First, the obvious observation that if $k<d/2$, then one may take $Z_1\cap Z_2=\emptyset$ by a small isotopy, since this is the transversal case, so $Z=Z_1\cup Z_2$.

For $d=2, k=1$, this is well-known: we may assume $Z_1 \pitchfork Z_2$, so $Z_1\cap Z_2$ is a finite collection of points with transverse intersections modeled on $\{(x,y) \in \mathbb{R}^2 | xy=0\}$. We resolve the crossings by perturbing to $\{(x,y)\in \mathbb{R}^2 | xy = \epsilon\}$. The choice of the sign of $\epsilon$ depends on the local orientations at the points of $Z_1\cap Z_2$.

For $d=3, k=2$, this is known as double-curve sum to 3-manifold topologists. If $Z_1\pitchfork Z_2$, then $Z_1\cap Z_2$ is a collection of curves, locally modeled on $\{(x,y,z)\in \mathbb{R}^3 | xy=0\}$ (so the previous example crossed with $\mathbb{R}$).
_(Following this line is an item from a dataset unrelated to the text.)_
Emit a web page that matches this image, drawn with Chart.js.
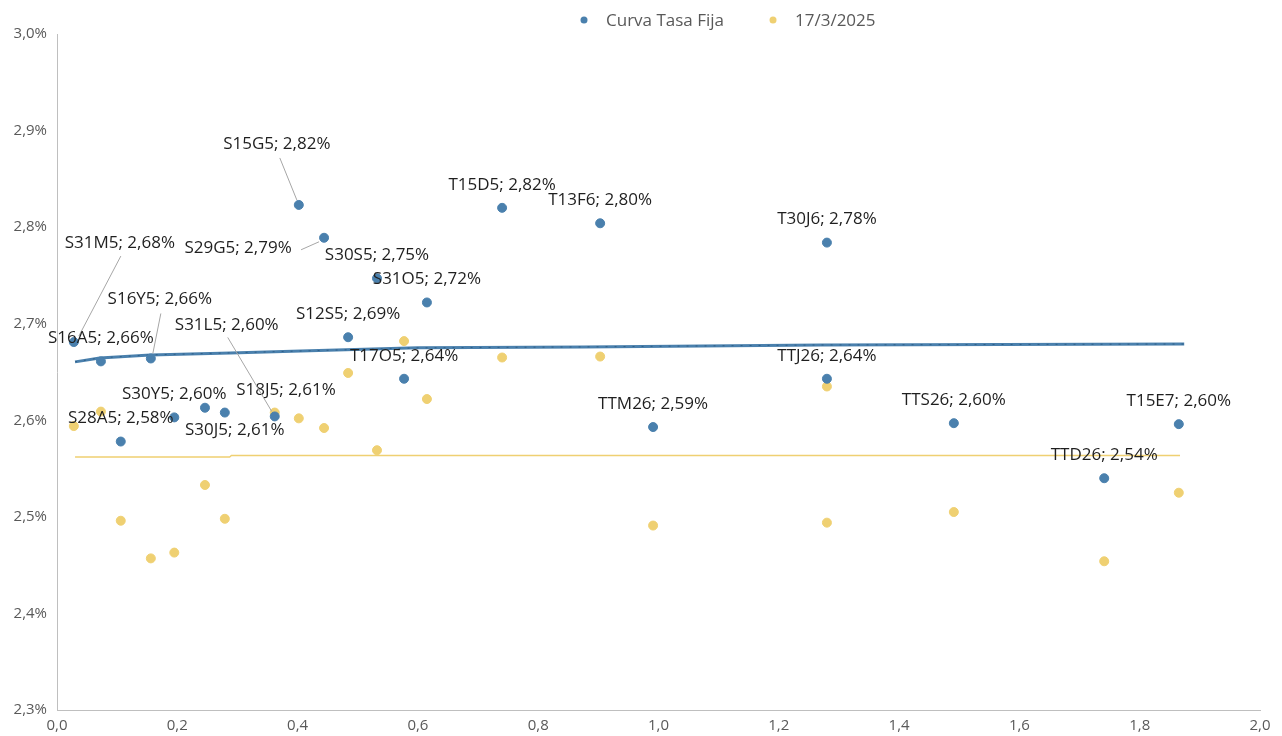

The same resolution of intersections works: $\{(x,y,z) \in \mathbb{R}^3 | xy=\epsilon\}$. (in the picture, $Z_1=R, Z_2=S$.)

I believe that this pattern persists for codimension-one homology classes in all dimensions: when $k=d-1$ and $Z_1\pitchfork Z_2$, then $Z_1\cap Z_2$ should be locally modeled on $(Z_1\cap Z_2) \times \{xy=0\}$, and the ``double curve sum" should be $(Z_1\cap Z_2) \times \{xy=\epsilon\}$.

For $d=4, k=2$, when $Z_1\pitchfork Z_2$, then $Z_1\cap Z_2$ is finite, and locally modeled on $\{(x,y)\in \mathbb{C}^2 | xy=0\}$. Now the local orientations on $M, Z_1, Z_2$ are determined by the complex structure. Then the resolution is $\{(x,y)\in \mathbb{C}^2 | xy=\epsilon\}$ again. I don't know whether this resolution always works in codimension 2 for representable homology classes in general (crossed with $Z_1\cap Z_2$) - there may be a framing issue if the normal bundle of $Z_1\cap Z_2$ is non-trivial. I think this ought to also work in $d=8, k=4$, replacing $\mathbb{C}$ with the quaternions $\mathbb{H}$.